* PROBLEM TO WORK ON
Identify and reproduce every line holding the string "chart".

* MATERIALS PROVIDED
····················
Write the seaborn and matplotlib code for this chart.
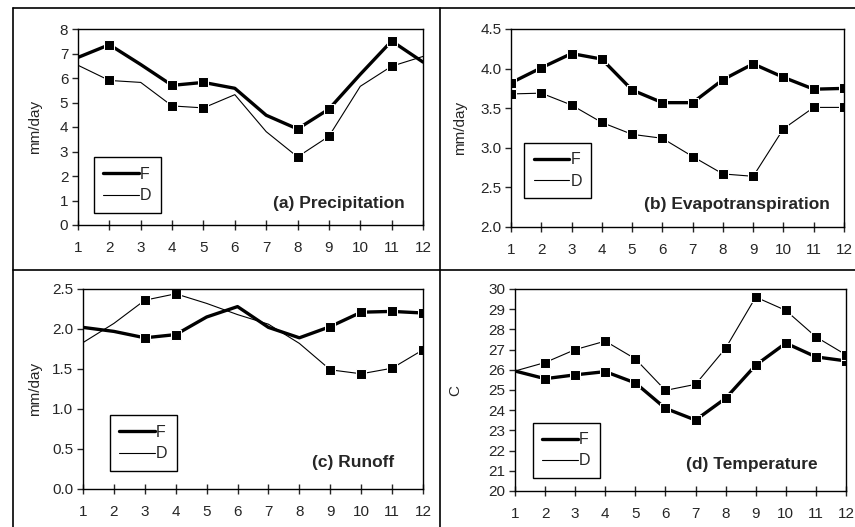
····················
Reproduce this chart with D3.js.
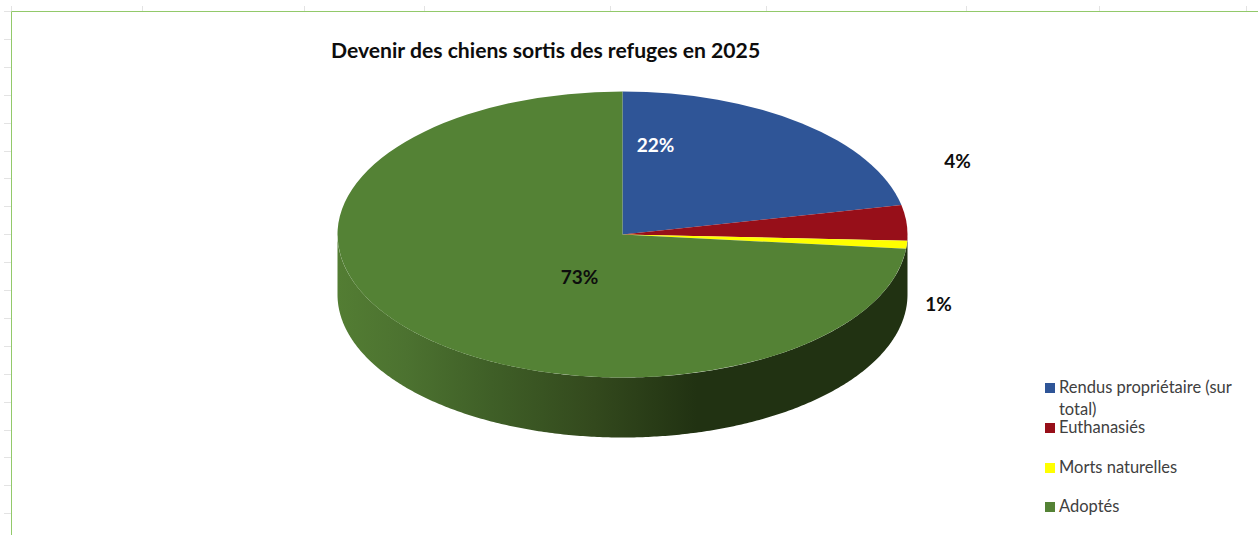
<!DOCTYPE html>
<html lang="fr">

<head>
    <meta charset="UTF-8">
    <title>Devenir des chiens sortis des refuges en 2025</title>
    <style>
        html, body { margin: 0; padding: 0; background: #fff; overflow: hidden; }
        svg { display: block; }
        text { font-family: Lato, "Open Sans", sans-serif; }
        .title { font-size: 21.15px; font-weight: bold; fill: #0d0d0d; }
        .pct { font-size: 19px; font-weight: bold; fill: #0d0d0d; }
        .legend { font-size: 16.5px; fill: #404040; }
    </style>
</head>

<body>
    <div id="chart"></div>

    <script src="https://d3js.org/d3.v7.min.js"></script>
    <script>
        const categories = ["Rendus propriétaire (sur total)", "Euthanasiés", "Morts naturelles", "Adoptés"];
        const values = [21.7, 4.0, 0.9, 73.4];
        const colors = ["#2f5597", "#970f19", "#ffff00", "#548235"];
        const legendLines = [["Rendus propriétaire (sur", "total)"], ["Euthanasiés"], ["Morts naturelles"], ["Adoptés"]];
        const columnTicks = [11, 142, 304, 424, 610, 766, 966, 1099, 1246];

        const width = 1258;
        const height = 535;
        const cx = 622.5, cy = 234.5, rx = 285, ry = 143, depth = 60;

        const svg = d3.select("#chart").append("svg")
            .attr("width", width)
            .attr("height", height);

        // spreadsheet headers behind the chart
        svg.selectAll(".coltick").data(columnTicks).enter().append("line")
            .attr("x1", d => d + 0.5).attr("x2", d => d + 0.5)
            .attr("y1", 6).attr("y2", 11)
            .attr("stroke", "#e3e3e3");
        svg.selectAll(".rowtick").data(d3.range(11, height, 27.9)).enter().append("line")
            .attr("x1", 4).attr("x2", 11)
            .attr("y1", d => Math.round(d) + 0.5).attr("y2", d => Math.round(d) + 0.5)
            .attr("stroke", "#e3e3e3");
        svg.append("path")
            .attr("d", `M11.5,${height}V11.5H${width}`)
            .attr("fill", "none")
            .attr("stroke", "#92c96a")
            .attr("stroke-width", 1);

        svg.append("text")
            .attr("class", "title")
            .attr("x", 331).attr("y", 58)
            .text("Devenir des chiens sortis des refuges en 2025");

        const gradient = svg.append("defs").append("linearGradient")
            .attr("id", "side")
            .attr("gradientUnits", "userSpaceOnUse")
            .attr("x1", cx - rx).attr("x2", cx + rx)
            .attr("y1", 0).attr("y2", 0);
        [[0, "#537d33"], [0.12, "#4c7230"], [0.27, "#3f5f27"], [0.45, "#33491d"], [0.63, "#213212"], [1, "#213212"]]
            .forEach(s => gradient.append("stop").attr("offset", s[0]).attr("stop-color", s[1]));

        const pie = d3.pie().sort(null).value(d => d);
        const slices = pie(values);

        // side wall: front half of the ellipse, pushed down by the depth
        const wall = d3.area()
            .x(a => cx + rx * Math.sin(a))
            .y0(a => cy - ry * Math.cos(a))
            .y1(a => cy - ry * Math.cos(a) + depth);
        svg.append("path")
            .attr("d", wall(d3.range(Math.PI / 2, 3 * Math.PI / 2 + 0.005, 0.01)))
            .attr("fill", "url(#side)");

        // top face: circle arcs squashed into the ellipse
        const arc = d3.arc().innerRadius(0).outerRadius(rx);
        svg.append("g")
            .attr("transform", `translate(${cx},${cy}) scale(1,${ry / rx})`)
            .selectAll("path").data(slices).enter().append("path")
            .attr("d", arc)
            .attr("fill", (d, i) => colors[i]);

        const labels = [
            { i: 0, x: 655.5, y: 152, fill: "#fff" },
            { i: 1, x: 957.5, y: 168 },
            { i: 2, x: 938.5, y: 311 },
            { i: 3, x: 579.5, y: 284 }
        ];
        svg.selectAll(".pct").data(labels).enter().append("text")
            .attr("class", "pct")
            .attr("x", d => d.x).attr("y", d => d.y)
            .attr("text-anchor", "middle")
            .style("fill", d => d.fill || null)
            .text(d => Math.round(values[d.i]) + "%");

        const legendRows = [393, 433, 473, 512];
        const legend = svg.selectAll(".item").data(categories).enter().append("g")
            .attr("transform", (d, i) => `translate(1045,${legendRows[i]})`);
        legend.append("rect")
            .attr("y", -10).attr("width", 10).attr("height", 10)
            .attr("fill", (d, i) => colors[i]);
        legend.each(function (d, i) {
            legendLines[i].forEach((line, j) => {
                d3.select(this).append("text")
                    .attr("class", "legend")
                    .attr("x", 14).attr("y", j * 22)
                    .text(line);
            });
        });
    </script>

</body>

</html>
····················
* FULL SOLUTION
Write the seaborn and matplotlib code for this chart.
Reproduce this chart with D3.js.
    <div id="chart"></div>
        const svg = d3.select("#chart").append("svg")
        // spreadsheet headers behind the chart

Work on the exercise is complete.